By the time of Dr Pocklington’s retirement in 1909, the death rate in the Borough was just over half the national average.
Unfortunately the Fever Hospital was inadequate and ill-served by its sewerage system as was the added small Isolation Unit in Gap Road. Both were eventually condemned.
‘Spanish’ Flu, WWI, 1918-1919
“The Prime Minister lay ill in a hospital ward. He had succumbed to the terrible pandemic that was taking the lives of so many of his fellow Britons. He needed help breathing. It was said to be ‘touch and go’.” The PM was David Lloyd George, the date September 1918.1
Despite the plight of the Prime Minister, people between the ages of 20 to 30 were more susceptible to this virus than the elderly. The chilling little ditty of the day was:
I had a little bird / its name was Enza / I opened the window, / and in-flu-enza.
There were between 228,000 and 250,000 deaths in the UK. Locally 144 victims died in 1918 and a further 62 in 1919.
WWII Evacuation
The Scheme was set up by the Government in June 1939, although at the time, war did not seem imminent. From the records, Sheila Dunman tells of the evacuation of Wimbledon Park School.
Children were registered for evacuation and a rehearsal was held for its pupils on 1 September.
Despite the fact that the ‘unprecedented’ ‘Pied Piper’ operation was not compulsory, on the first day of the war – Sunday, 3 September 1939 – 151 children and 17 adults assembled at the school at 7.30 am.

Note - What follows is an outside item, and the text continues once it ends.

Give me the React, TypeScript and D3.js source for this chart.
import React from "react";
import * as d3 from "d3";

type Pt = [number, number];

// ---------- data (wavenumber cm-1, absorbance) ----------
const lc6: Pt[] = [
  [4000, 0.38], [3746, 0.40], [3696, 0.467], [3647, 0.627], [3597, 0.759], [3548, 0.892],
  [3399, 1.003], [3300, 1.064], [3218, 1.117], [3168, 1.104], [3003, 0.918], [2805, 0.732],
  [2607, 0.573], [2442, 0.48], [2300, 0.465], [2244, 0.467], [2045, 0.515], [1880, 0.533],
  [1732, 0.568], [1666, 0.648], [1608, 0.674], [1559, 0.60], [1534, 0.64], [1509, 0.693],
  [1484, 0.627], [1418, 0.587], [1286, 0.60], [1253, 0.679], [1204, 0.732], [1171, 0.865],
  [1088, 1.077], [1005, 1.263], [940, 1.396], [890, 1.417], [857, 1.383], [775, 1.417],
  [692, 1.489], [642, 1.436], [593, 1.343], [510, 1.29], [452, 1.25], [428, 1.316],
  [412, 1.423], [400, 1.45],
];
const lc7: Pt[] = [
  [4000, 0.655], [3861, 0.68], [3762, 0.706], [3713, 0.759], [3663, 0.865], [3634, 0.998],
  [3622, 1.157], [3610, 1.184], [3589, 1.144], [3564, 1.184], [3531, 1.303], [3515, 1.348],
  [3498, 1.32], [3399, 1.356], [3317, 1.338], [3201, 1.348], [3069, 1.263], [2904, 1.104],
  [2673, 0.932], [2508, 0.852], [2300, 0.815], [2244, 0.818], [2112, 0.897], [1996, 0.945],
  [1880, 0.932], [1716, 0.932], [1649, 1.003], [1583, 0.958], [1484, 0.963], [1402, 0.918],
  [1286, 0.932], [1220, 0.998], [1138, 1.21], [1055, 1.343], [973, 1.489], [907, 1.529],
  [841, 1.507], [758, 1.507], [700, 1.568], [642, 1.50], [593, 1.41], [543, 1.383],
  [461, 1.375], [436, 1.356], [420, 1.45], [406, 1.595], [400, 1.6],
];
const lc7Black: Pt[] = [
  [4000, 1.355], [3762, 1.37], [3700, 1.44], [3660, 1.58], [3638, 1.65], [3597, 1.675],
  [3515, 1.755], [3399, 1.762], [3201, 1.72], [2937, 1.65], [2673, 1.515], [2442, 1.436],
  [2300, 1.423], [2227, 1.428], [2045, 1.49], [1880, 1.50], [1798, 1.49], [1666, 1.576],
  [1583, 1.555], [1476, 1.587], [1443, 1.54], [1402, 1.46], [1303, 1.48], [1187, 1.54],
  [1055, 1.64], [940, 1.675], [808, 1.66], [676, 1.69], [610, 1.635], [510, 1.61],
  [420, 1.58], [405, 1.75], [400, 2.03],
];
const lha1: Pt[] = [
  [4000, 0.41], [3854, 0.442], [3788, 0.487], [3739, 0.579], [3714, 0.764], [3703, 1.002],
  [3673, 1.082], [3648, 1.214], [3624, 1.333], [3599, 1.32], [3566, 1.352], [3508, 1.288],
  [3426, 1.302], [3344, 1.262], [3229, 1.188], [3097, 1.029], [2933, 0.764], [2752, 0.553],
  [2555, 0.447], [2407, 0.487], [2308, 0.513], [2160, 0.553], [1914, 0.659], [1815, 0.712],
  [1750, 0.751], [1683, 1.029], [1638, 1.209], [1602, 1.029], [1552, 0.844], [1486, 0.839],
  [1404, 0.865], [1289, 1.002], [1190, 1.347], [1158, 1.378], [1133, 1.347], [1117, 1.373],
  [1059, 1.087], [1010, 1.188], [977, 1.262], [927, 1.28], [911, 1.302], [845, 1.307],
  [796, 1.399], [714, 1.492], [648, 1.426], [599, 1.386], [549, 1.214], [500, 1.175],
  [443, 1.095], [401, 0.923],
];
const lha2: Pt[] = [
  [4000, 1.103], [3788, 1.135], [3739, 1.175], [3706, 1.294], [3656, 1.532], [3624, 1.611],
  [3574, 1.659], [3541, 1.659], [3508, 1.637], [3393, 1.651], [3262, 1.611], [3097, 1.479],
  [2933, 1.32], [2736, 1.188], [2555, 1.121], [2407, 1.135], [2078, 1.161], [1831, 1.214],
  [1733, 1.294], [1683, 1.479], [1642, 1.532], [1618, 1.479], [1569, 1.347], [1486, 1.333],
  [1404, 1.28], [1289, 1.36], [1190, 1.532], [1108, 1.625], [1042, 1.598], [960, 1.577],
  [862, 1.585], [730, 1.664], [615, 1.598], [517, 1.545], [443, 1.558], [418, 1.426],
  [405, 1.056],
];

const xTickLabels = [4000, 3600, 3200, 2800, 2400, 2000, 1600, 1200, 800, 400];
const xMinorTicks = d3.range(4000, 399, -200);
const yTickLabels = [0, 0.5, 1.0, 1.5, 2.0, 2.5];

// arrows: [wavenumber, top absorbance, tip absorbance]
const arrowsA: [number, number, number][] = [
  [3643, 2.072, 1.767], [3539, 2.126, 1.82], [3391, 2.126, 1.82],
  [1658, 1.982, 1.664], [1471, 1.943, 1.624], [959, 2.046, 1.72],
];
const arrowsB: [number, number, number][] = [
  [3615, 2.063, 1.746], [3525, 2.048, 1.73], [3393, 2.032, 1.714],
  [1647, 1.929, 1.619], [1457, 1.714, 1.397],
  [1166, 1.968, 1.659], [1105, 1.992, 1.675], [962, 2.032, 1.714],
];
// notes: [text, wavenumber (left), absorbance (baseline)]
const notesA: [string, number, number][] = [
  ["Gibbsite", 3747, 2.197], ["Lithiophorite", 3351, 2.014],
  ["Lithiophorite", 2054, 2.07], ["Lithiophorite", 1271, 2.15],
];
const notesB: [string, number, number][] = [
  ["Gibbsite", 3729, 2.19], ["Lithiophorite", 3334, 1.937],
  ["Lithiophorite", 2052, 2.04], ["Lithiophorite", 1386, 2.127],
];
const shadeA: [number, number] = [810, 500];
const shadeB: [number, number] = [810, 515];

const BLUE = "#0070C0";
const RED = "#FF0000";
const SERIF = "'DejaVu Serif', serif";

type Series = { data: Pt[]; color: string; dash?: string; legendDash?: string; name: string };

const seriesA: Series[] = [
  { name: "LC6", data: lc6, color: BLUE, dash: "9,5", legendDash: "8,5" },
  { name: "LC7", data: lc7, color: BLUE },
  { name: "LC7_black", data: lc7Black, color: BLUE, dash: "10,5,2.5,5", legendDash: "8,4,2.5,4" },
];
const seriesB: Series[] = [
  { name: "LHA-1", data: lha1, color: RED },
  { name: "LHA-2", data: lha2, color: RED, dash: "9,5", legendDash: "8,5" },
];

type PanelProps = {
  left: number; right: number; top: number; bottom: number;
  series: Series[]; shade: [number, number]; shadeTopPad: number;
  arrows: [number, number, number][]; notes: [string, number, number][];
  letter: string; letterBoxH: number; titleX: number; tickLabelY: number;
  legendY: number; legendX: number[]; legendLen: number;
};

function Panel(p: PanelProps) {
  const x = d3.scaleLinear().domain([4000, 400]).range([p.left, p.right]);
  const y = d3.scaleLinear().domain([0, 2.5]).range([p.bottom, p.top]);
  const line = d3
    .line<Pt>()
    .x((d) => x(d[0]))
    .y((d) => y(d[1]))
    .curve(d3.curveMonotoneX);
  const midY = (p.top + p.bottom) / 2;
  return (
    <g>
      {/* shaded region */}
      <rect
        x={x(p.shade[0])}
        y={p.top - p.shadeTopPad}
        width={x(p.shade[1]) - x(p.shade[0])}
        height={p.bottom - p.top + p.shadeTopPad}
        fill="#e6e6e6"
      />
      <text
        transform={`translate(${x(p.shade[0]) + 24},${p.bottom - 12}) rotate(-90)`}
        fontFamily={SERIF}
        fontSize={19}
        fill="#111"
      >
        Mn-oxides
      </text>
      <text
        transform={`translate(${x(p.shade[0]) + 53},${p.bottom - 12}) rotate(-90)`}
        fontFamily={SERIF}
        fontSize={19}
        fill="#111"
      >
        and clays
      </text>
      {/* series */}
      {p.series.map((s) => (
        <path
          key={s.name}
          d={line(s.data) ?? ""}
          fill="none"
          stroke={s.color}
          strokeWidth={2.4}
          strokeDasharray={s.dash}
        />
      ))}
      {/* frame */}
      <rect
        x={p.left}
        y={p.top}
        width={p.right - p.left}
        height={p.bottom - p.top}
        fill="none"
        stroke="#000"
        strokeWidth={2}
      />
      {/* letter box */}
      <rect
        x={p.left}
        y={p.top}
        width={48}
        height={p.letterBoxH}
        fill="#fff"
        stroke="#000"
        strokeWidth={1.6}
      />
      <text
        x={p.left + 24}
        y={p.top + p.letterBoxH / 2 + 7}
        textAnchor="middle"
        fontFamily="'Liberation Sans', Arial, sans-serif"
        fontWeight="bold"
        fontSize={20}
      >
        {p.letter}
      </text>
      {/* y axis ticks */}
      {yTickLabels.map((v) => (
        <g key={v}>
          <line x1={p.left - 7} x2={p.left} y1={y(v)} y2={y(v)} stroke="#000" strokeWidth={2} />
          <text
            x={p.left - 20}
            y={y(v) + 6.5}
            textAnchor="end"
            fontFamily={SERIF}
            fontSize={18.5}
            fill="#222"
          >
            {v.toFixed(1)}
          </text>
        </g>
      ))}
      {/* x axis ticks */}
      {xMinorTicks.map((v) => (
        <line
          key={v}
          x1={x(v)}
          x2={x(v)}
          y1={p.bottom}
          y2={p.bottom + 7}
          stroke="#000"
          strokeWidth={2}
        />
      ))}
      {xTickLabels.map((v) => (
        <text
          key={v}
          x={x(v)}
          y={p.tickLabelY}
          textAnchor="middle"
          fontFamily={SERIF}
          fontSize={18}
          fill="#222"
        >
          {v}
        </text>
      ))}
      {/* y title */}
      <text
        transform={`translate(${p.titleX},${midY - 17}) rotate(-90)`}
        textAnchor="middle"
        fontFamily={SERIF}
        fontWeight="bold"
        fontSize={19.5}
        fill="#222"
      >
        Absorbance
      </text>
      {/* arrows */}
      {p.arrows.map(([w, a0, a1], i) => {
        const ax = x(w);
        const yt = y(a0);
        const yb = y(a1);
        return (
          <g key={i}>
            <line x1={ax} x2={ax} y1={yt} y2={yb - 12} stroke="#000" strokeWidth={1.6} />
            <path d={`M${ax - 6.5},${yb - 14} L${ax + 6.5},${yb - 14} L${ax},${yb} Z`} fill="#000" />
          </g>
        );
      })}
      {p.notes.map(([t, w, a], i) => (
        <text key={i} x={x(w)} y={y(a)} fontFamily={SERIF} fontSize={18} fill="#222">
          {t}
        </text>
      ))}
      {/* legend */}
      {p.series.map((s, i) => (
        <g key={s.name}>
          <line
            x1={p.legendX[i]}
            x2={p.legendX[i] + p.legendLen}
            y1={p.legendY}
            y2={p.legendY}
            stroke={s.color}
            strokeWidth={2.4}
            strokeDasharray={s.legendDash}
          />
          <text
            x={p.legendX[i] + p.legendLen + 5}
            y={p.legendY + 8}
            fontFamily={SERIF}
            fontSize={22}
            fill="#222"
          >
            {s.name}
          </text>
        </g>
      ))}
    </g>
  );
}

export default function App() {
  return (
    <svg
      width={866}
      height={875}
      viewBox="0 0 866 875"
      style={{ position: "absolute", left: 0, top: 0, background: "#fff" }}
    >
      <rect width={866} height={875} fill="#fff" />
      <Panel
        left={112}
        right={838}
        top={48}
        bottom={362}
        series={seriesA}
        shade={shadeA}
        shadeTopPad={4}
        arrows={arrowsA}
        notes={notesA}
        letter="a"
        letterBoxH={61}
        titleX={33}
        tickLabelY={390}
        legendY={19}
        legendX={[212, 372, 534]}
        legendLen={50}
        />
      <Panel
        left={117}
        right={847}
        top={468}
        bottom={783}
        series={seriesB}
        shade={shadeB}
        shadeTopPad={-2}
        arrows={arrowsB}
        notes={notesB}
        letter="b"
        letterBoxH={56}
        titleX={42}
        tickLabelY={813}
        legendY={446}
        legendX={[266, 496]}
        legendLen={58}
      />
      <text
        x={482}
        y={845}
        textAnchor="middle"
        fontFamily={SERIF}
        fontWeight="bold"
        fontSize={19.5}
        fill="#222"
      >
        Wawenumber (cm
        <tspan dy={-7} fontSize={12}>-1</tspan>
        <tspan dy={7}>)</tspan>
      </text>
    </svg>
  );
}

Having made their way to Wimbledon Station, the children and their teachers travelled to Arundel in Sussex from where they were taken on to the villages of Barnham and Eastergate to be dispersed among local families. (“I’ll have that one” was the remembered phrase.) A week later, the children started in village schools.
Though parents were urged not to bring children back from evacuation, many did return. One returnee was five year old Raymond Briggs who had been admitted to the School in January 1939. He was privately evacuated to Gillingham, Dorset in the early days of the War, but returned in 1941. His book about his parents Ethel and Ernest tells the story.
There were further evacuations, the last of which was in July 1944, when 30 children went to Keighley, Yorkshire. The disruption and terrors caused by the evacuations, both for the children that left as well as for those that remained, and for their parents during the air raid years left their mark on many. In comparison, at least for the comfortably off, operation ‘Lockdown’ at home seems an easy option.